**Brief**
Return nothing but the lines from the one with "Clone this chart in matplotlib." through the one with "log_survival = [0.0, -0.125, -0.43, -1.03, -1.51, -6.0, -6.0]" in the data below, word for word and without pictures.

'''

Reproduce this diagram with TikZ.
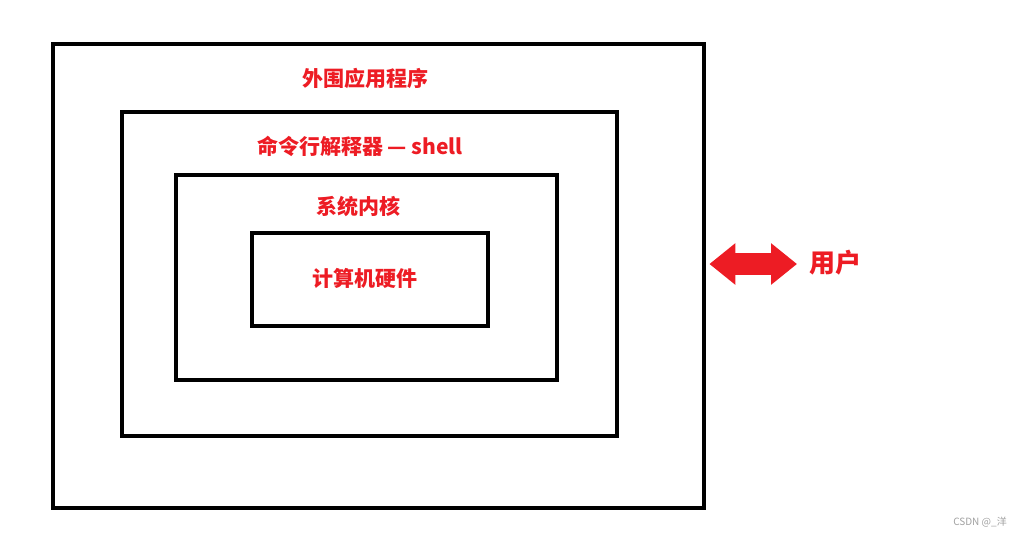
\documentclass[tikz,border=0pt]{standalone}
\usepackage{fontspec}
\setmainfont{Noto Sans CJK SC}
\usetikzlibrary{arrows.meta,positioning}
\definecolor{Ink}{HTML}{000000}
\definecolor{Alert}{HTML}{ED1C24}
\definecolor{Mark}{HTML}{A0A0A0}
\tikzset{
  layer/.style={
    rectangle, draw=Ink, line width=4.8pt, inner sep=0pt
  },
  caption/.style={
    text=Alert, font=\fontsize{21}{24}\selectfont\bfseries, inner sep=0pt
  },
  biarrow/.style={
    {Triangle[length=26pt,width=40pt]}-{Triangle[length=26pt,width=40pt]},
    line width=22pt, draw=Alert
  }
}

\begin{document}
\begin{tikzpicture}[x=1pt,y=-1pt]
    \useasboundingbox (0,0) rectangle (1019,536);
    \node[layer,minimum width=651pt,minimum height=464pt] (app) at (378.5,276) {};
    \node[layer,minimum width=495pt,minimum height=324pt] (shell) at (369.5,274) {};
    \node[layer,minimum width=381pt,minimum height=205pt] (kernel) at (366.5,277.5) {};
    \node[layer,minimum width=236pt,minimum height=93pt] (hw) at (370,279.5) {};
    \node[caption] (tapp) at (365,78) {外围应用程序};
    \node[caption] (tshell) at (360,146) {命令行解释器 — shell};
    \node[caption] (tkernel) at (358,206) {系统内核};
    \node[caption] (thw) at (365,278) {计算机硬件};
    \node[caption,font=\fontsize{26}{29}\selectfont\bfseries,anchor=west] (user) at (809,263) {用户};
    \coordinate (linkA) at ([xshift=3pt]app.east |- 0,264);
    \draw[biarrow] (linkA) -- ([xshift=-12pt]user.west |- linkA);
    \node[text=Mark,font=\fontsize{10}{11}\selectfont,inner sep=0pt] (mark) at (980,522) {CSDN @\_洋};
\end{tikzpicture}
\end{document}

'''
'''

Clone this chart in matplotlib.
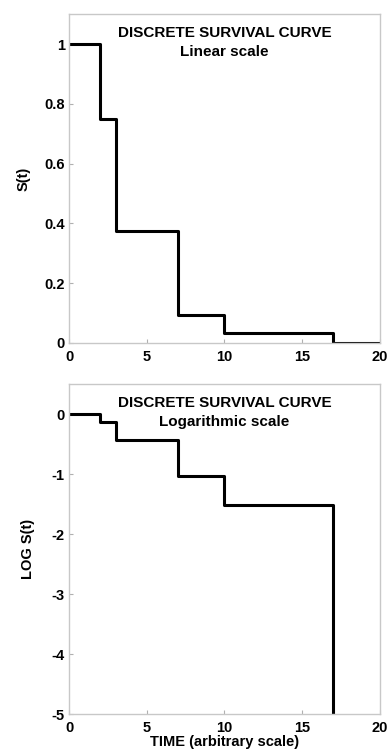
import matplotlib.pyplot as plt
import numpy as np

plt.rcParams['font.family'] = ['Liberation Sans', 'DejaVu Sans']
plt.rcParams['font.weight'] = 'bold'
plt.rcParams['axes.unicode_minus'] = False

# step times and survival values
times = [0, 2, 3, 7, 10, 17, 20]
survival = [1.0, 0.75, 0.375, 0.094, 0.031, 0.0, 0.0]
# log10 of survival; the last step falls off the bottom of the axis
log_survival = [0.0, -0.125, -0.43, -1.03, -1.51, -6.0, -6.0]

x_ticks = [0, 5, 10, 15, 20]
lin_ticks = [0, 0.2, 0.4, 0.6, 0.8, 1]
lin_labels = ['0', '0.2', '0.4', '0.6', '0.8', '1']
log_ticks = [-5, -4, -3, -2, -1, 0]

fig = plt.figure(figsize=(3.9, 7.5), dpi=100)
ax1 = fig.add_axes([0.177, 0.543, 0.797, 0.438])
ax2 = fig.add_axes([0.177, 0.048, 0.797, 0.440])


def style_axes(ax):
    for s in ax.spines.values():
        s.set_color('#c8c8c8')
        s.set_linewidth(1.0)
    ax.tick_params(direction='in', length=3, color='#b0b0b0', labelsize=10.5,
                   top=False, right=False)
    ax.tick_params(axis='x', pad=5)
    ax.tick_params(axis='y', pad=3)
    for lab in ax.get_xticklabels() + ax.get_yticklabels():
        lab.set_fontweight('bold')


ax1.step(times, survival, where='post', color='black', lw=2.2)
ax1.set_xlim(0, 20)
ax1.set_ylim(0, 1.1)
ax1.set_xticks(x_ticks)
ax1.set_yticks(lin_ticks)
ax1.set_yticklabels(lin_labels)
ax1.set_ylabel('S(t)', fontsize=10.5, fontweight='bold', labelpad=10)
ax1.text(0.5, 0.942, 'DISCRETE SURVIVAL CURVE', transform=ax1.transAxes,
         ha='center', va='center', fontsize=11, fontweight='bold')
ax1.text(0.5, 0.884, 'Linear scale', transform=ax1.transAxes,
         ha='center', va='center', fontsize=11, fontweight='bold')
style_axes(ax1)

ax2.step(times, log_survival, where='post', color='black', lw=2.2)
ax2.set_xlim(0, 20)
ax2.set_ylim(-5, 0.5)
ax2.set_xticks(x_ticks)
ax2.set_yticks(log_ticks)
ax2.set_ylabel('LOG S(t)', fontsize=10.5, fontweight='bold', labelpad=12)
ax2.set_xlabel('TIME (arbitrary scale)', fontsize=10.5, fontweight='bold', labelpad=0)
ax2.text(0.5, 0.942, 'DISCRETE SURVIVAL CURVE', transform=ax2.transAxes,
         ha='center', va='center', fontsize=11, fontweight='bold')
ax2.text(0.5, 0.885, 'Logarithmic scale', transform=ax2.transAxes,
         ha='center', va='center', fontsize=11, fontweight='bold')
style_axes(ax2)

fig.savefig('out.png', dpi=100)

'''
'''

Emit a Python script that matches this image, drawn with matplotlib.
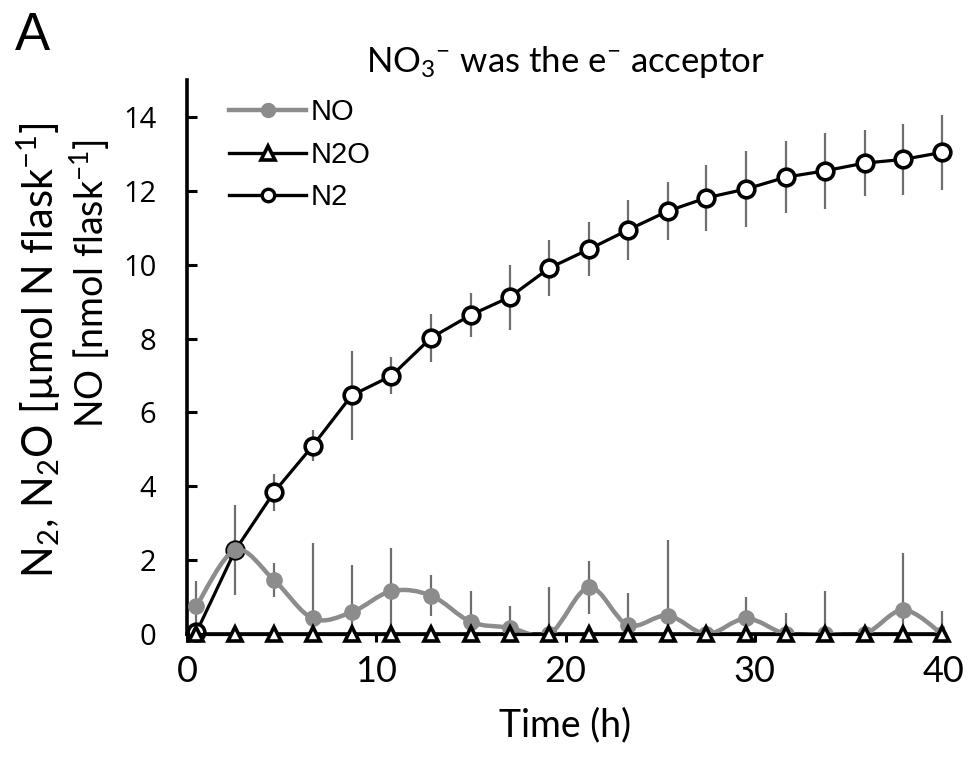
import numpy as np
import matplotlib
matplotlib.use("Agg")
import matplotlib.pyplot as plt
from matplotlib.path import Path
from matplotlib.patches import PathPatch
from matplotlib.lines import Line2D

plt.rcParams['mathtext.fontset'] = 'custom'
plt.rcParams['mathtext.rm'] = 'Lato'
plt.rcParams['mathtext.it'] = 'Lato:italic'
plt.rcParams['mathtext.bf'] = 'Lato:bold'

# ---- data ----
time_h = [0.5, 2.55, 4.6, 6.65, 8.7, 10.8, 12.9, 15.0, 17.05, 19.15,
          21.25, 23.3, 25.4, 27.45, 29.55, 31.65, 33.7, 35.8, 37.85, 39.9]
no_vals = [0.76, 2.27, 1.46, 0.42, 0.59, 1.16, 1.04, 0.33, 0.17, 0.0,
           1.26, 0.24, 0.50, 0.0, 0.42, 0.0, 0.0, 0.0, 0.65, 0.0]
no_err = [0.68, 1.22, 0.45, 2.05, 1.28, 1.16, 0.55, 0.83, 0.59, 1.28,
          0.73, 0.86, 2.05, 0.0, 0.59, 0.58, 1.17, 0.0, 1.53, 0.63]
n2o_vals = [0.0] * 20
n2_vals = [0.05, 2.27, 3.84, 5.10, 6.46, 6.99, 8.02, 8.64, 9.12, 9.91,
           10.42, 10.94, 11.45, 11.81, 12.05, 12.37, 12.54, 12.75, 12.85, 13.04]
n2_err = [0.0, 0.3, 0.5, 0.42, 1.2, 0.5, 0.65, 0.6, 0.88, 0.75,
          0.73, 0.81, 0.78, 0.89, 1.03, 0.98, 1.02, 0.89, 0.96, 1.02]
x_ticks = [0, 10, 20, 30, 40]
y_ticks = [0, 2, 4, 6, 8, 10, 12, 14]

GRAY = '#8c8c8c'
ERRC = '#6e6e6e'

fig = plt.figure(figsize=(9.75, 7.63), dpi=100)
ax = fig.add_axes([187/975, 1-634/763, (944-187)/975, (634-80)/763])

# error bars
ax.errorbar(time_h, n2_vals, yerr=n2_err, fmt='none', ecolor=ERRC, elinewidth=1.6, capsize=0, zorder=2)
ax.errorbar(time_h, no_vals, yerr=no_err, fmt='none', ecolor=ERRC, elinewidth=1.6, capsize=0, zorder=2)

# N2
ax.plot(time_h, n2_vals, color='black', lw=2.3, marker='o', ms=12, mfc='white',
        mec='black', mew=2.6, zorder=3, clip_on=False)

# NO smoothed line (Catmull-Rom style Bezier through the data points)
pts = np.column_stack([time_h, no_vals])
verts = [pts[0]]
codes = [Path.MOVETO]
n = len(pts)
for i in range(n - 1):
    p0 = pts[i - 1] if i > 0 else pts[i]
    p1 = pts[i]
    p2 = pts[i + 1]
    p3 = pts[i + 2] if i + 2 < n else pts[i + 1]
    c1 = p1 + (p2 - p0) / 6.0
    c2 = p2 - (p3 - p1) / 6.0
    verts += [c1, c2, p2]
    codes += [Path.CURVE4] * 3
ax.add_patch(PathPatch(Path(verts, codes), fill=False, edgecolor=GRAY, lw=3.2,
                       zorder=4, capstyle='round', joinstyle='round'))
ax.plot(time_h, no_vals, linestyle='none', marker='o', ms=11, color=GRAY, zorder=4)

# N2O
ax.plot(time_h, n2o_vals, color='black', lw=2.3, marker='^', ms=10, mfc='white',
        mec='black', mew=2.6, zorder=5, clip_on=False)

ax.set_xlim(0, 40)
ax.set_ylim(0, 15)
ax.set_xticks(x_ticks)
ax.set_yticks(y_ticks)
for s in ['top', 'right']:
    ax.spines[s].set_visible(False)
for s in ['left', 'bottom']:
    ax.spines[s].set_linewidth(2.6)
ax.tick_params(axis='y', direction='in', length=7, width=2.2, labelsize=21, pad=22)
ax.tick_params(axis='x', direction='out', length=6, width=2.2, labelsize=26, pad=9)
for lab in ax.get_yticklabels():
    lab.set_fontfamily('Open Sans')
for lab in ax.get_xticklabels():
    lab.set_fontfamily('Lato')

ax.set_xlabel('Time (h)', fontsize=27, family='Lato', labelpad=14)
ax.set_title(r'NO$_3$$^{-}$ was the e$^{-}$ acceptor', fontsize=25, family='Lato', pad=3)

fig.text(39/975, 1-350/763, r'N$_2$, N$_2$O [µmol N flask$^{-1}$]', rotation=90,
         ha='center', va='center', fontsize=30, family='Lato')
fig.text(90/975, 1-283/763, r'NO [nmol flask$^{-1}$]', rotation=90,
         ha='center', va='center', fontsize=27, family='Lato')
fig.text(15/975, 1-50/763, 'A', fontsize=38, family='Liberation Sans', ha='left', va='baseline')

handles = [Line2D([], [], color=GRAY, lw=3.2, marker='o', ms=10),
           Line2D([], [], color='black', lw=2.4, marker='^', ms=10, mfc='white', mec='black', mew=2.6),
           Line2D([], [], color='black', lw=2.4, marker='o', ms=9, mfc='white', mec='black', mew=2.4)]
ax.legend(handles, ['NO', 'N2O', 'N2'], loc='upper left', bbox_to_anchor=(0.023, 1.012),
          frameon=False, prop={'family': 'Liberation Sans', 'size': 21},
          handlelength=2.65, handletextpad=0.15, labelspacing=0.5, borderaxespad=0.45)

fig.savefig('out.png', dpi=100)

'''

**Response**
Clone this chart in matplotlib.
import matplotlib.pyplot as plt
import numpy as np

plt.rcParams['font.family'] = ['Liberation Sans', 'DejaVu Sans']
plt.rcParams['font.weight'] = 'bold'
plt.rcParams['axes.unicode_minus'] = False

# step times and survival values
times = [0, 2, 3, 7, 10, 17, 20]
survival = [1.0, 0.75, 0.375, 0.094, 0.031, 0.0, 0.0]
# log10 of survival; the last step falls off the bottom of the axis
log_survival = [0.0, -0.125, -0.43, -1.03, -1.51, -6.0, -6.0]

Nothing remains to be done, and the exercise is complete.